Thursday, November 11, 2010

Caregiving

I haven't posted about this issue much lately, but the process of caring for my 95-year-old aunt has occupied a lot of my time, more so in the past six months.  Gosh, it's hell getting old.

Since a medical crisis in June requiring hospitalization, I got my aunt back into her own home and familiar surroundings by arranging for 24-hour care, seven days a week.  She has mid-stage Alzheimer's Disease.  She recognizes me, but doesn't remember names of other people who she doesn't see as often.
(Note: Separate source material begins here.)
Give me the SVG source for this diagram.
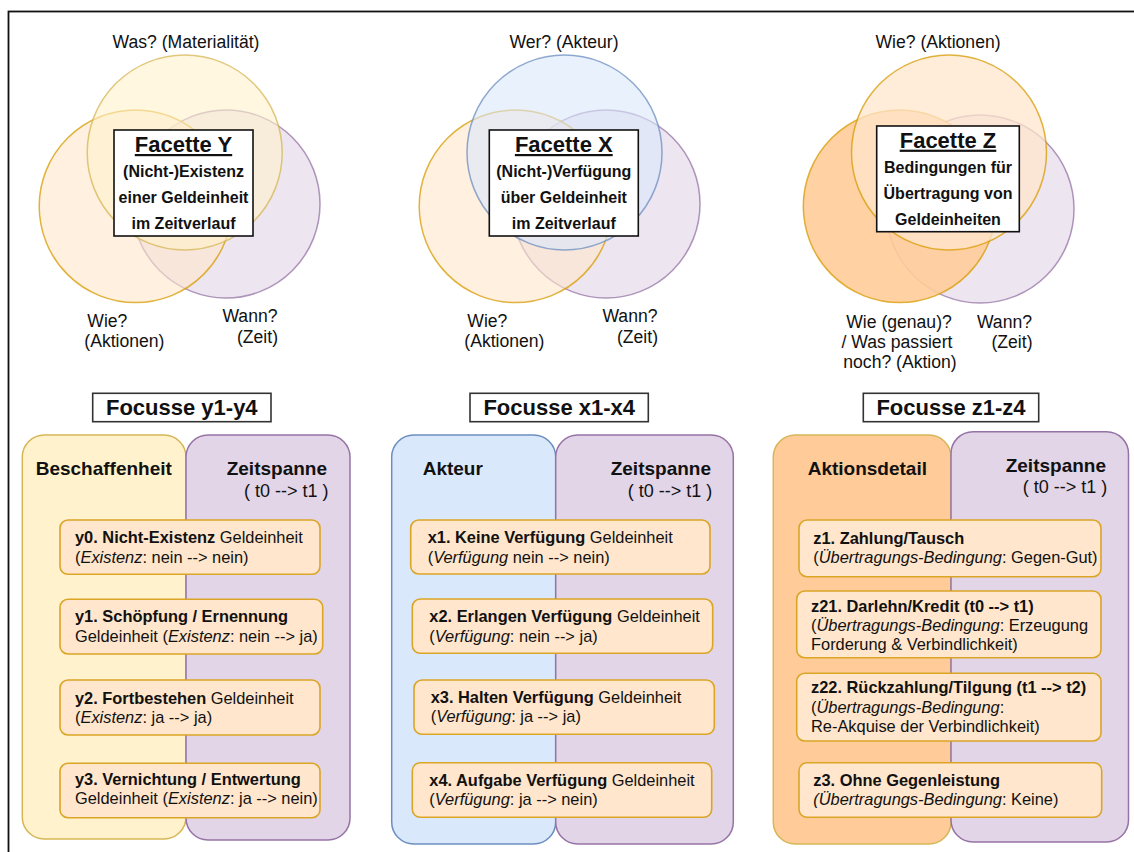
<svg xmlns="http://www.w3.org/2000/svg" width="1134" height="852" viewBox="0 0 1134 852">
<style>
text{font-family:"Liberation Sans",Arial,sans-serif;fill:#111}
.lbl{font-size:17.6px}
.ft{font-size:22px;font-weight:bold;text-decoration:underline}
.fl{font-size:16px;font-weight:bold}
.fh{font-size:22px;font-weight:bold}
.ph{font-size:19px;font-weight:bold}
.pt{font-size:18px}
.it{font-size:16.4px}
.b{font-weight:bold}
.i{font-style:italic}
.fbox{fill:#fff;stroke:#111;stroke-width:1.6}
.hbox{fill:#fff;stroke:#333;stroke-width:1.6}
.cy{fill:#fff2cc;stroke:#d6b656}
.co{fill:#ffe6cc;stroke:#d79b00}
.co2{fill:#ffcc99;stroke:#d79b00}
.cp{fill:#e1d5e7;stroke:#9673a6}
.cb{fill:#dae8fc;stroke:#6c8ebf}
.venn circle{fill-opacity:.6;stroke-opacity:.75;stroke-width:1.5}
.venn circle.strong{fill-opacity:.9}
.venn circle.top{fill-opacity:.75}
.py{fill:#fff2cc;stroke:#d6b656;stroke-width:1.5}
.pp{fill:#e1d5e7;stroke:#9673a6;stroke-width:1.5}
.pb{fill:#dae8fc;stroke:#6c8ebf;stroke-width:1.5}
.po{fill:#ffcc99;stroke:#d6b656;stroke-width:1.5}
.item{fill:#ffe6cc;stroke:#dba526;stroke-width:1.6}
</style>
<rect x="8.5" y="11.5" width="1140" height="860" fill="none" stroke="#111" stroke-width="1.8"/>

<g id="venn-y" class="venn">
<circle cx="226" cy="204" r="94" class="cp"/>
<circle cx="135.5" cy="206.3" r="96.3" class="co"/>
<circle cx="184.7" cy="152.5" r="97.5" class="cy"/>
<text class="lbl" x="186" y="48" text-anchor="middle">Was? (Materialität)</text>
<text class="lbl" x="87.3" y="326.7">Wie?</text>
<text class="lbl" x="84.3" y="347.3">(Aktionen)</text>
<text class="lbl" x="277.5" y="321.7" text-anchor="end">Wann?</text>
<text class="lbl" x="278" y="342.7" text-anchor="end">(Zeit)</text>
</g>
<g id="facette-y">
<rect x="114" y="130" width="139" height="106" class="fbox"/>
<text class="ft" x="183.5" y="152" text-anchor="middle">Facette Y</text>
<text class="fl" x="183.5" y="177" text-anchor="middle">(Nicht-)Existenz</text>
<text class="fl" x="183.5" y="203" text-anchor="middle">einer Geldeinheit</text>
<text class="fl" x="183.5" y="229" text-anchor="middle">im Zeitverlauf</text>
</g>

<g id="venn-x" class="venn">
<circle cx="606" cy="204" r="94" class="cp"/>
<circle cx="515.5" cy="206.3" r="96.3" class="co"/>
<circle cx="564.5" cy="152.5" r="97.5" class="cb"/>
<text class="lbl" x="564" y="48" text-anchor="middle">Wer? (Akteur)</text>
<text class="lbl" x="467.3" y="326.7">Wie?</text>
<text class="lbl" x="464.3" y="347.3">(Aktionen)</text>
<text class="lbl" x="657.5" y="321.7" text-anchor="end">Wann?</text>
<text class="lbl" x="658" y="342.7" text-anchor="end">(Zeit)</text>
</g>
<g id="facette-x">
<rect x="489.3" y="130" width="149" height="106" class="fbox"/>
<text class="ft" x="563.8" y="152" text-anchor="middle">Facette X</text>
<text class="fl" x="563.8" y="177.3" text-anchor="middle">(Nicht-)Verfügung</text>
<text class="fl" x="563.8" y="203.3" text-anchor="middle">über Geldeinheit</text>
<text class="fl" x="563.8" y="229.3" text-anchor="middle">im Zeitverlauf</text>
</g>

<g id="venn-z" class="venn">
<circle cx="980" cy="209" r="94" class="cp"/>
<circle cx="899.6" cy="206.3" r="96.3" class="co2 strong"/>
<circle cx="949" cy="152.5" r="97.5" class="co top"/>
<text class="lbl" x="938" y="48" text-anchor="middle">Wie? (Aktionen)</text>
<text class="lbl" x="899" y="328" text-anchor="middle">Wie (genau)?</text>
<text class="lbl" x="897" y="348" text-anchor="middle">/ Was passiert</text>
<text class="lbl" x="900" y="368" text-anchor="middle">noch? (Aktion)</text>
<text class="lbl" x="1032" y="328" text-anchor="end">Wann?</text>
<text class="lbl" x="1032.5" y="348" text-anchor="end">(Zeit)</text>
</g>
<g id="facette-z">
<rect x="876.7" y="126" width="142.6" height="105.7" class="fbox"/>
<text class="ft" x="948" y="147.7" text-anchor="middle">Facette Z</text>
<text class="fl" x="948" y="173" text-anchor="middle">Bedingungen für</text>
<text class="fl" x="948" y="199" text-anchor="middle">Übertragung von</text>
<text class="fl" x="948" y="225" text-anchor="middle">Geldeinheiten</text>
</g>

<!-- Focus Y -->
<g id="focus-y-title">
<rect x="92.7" y="393.3" width="178.3" height="28.4" class="hbox"/>
<text class="fh" x="181.8" y="414.5" text-anchor="middle">Focusse y1-y4</text>
</g>
<g id="panel-beschaffenheit">
<rect x="22.3" y="435" width="163.7" height="404" rx="22" class="py"/>
<text class="ph" x="35.7" y="475">Beschaffenheit</text>
</g>
<g id="panel-zeitspanne-y">
<rect x="186" y="435" width="164" height="405" rx="22" class="pp"/>
<text class="ph" x="226.7" y="475">Zeitspanne</text>
<text class="pt" x="244" y="497">( t0 --&gt; t1 )</text>
</g>
<g id="y0">
<rect x="60" y="520" width="260" height="54.3" rx="8" class="item"/>
<text class="it" x="75" y="543.3"><tspan class="b">y0. Nicht-Existenz</tspan> Geldeinheit</text>
<text class="it" x="75" y="562.7">(<tspan class="i">Existenz</tspan>: nein --&gt; nein)</text>
</g>
<g id="y1">
<rect x="60" y="599.3" width="262.7" height="54.7" rx="8" class="item"/>
<text class="it" x="75" y="622.3"><tspan class="b">y1. Schöpfung / Ernennung</tspan></text>
<text class="it" x="75" y="641.7">Geldeinheit (<tspan class="i">Existenz</tspan>: nein --&gt; ja)</text>
</g>
<g id="y2">
<rect x="60" y="680" width="260" height="55" rx="8" class="item"/>
<text class="it" x="75" y="704"><tspan class="b">y2. Fortbestehen</tspan> Geldeinheit</text>
<text class="it" x="75" y="723.3">(<tspan class="i">Existenz</tspan>: ja --&gt; ja)</text>
</g>
<g id="y3">
<rect x="60" y="763.3" width="260" height="54.4" rx="8" class="item"/>
<text class="it" x="75" y="785"><tspan class="b">y3. Vernichtung / Entwertung</tspan></text>
<text class="it" x="75" y="804.3">Geldeinheit (<tspan class="i">Existenz</tspan>: ja --&gt; nein)</text>
</g>

<!-- Focus X -->
<g id="focus-x-title">
<rect x="470" y="393.3" width="178.3" height="28.4" class="hbox"/>
<text class="fh" x="559.2" y="414.5" text-anchor="middle">Focusse x1-x4</text>
</g>
<g id="panel-akteur">
<rect x="391.7" y="435" width="164" height="409" rx="22" class="pb"/>
<text class="ph" x="422.7" y="475">Akteur</text>
</g>
<g id="panel-zeitspanne-x">
<rect x="555.7" y="435" width="177.6" height="409" rx="22" class="pp"/>
<text class="ph" x="610.7" y="475">Zeitspanne</text>
<text class="pt" x="627.7" y="497">( t0 --&gt; t1 )</text>
</g>
<g id="x1">
<rect x="410.7" y="520" width="299.3" height="54" rx="8" class="item"/>
<text class="it" x="427.7" y="543"><tspan class="b">x1. Keine Verfügung</tspan> Geldeinheit</text>
<text class="it" x="427.7" y="562.7">(<tspan class="i">Verfügung</tspan> nein --&gt; nein)</text>
</g>
<g id="x2">
<rect x="412.3" y="599" width="300.4" height="54.3" rx="8" class="item"/>
<text class="it" x="429.3" y="622.3"><tspan class="b">x2. Erlangen Verfügung</tspan> Geldeinheit</text>
<text class="it" x="429.3" y="641.7">(<tspan class="i">Verfügung</tspan>: nein --&gt; ja)</text>
</g>
<g id="x3">
<rect x="414" y="680" width="300.3" height="54.3" rx="8" class="item"/>
<text class="it" x="430.7" y="702.7"><tspan class="b">x3. Halten Verfügung</tspan> Geldeinheit</text>
<text class="it" x="430.7" y="722.3">(<tspan class="i">Verfügung</tspan>: ja --&gt; ja)</text>
</g>
<g id="x4">
<rect x="412.3" y="762.7" width="299.4" height="54.6" rx="8" class="item"/>
<text class="it" x="429.3" y="785.7"><tspan class="b">x4. Aufgabe Verfügung</tspan> Geldeinheit</text>
<text class="it" x="429.3" y="805">(<tspan class="i">Verfügung</tspan>: ja --&gt; nein)</text>
</g>

<!-- Focus Z -->
<g id="focus-z-title">
<rect x="863.3" y="393.3" width="175.4" height="28.4" class="hbox"/>
<text class="fh" x="951" y="414.5" text-anchor="middle">Focusse z1-z4</text>
</g>
<g id="panel-aktionsdetail">
<rect x="773.3" y="435" width="177.7" height="409" rx="22" class="po"/>
<text class="ph" x="807.7" y="475">Aktionsdetail</text>
</g>
<g id="panel-zeitspanne-z">
<rect x="951" y="431.7" width="177.5" height="410.3" rx="22" class="pp"/>
<text class="ph" x="1005.7" y="471.7">Zeitspanne</text>
<text class="pt" x="1022.7" y="493.3">( t0 --&gt; t1 )</text>
</g>
<g id="z1">
<rect x="799" y="520" width="302" height="56.7" rx="8" class="item"/>
<text class="it" x="813.3" y="544.3"><tspan class="b">z1. Zahlung/Tausch</tspan></text>
<text class="it" x="813.3" y="563.3">(<tspan class="i">Übertragungs-Bedingung</tspan>: Gegen-Gut)</text>
</g>
<g id="z21">
<rect x="796.7" y="591" width="304.3" height="66.7" rx="8" class="item"/>
<text class="it" x="811" y="611.7"><tspan class="b">z21. Darlehn/Kredit (t0 --&gt; t1)</tspan></text>
<text class="it" x="811" y="630.5">(<tspan class="i">Übertragungs-Bedingung</tspan>: Erzeugung</text>
<text class="it" x="811" y="649.5">Forderung &amp; Verbindlichkeit)</text>
</g>
<g id="z22">
<rect x="796.7" y="673.3" width="304.3" height="67.7" rx="8" class="item"/>
<text class="it" x="811" y="693.3"><tspan class="b">z22. Rückzahlung/Tilgung (t1 --&gt; t2)</tspan></text>
<text class="it" x="811" y="712.7">(<tspan class="i">Übertragungs-Bedingung</tspan>:</text>
<text class="it" x="811" y="731.7">Re-Akquise der Verbindlichkeit)</text>
</g>
<g id="z3">
<rect x="799" y="762.7" width="302.7" height="54.6" rx="8" class="item"/>
<text class="it" x="813.3" y="786"><tspan class="b">z3. Ohne Gegenleistung</tspan></text>
<text class="it" x="813.3" y="805"><tspan class="i">(Übertragungs-Bedingung</tspan>: Keine)</text>
</g>
<g id="connectors"/>
</svg>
She recognizes her own home, but other environments (such as the hospital) were bewildering.  She didn't know where she was, and was agitated and upset.  We truly believe that if she were not able to return to her own home, she would have become so bewildered, she would have given up and died.

One would think, then, that by arranging for full-time care in her own home, my job was done, since she is never alone any more and someone is always there to help her with bathing, dressing, and making sure she eats nutritious foods and drinks liquids to avoid dehydration.

On the contrary, my job has transitioned to activities that I probably spend 40 hours each week doing:
  1. Visiting:  having conversations and keeping my aunt's mind active.  Since she speaks several languages, I communicate with her in English, Italian, and Spanish, and rely on a caregiver who speaks French to keep that going, too.  It is so critical to help keep my aunt calm and reassured by having regular, meaningful, visits.  Talking about family, her life history, as well as current events is helpful in keeping her focused on living.
  2. Grocery and supply shopping:  through the summer, I was having to make almost daily visits to stores to get things that my aunt and her caregivers consumed.  It was getting frustrating, to say the least.  However, I developed a listing of supplies and foods that she regularly requires, and ask caregivers to note items on the list as supplies run low, so I can reduce my shopping trips to twice each week.  That doesn't always work, but it's better than before.
  3. Supervising:  caregivers are highly trained, but they're also human.  They need direction, information, and ideas on how to interact with my aunt.  From showing them how to operate the DVD player so my aunt can watch a movie, to a myriad of other activities -- I could write a book.  No wait; I have.  I wrote a "caregivers guide" that provides a thorough orientation to my aunt's needs, medication schedule (and the effects those meds may have), and where things are located in my aunt's small apartment.
  4. Arranging things:  from doctor's appointments and getting her there (which is no easy feat!) to calling in favors for home visits by a friend who will cut her hair and clean her apartment, to twisting arms to arrange to get her a flu shot in her home (and not have to go to a clinic), to getting a Notary Public to witness her signing financial documents, there are a lot of personalized arrangements that only a designated "primary caregiver" (that's me) can make.  I'm happy to do it, though some of these things take a lot of time and, as I said, "twisting arms."  Thank goodness I know a lot of people in the community so I have a number of people to reach out to for assistance.
  5. Paying the bills and doing finances:  I have been given financial power-of-attorney, so I can take care of my aunt's finances.  I keep track of all of those transactions on the computer, and provide monthly reports to her sons who live out-of-state for full transparency.  Not that they distrust me (the opposite is true), but I don't want anyone, anywhere, to question how I'm handling her finances.
It is not easy to do all these things, but my aunt makes it a pleasure. She is pleasant, happy, and nice to be around. All of her caregivers truly enjoy the shifts that they work in providing care for her needs. It makes my life better, too, as I know that my aunt is well supervised and cared for, as long as she may live. And, my friends, that's what it's all about.

Life is short: show those you love that you love them.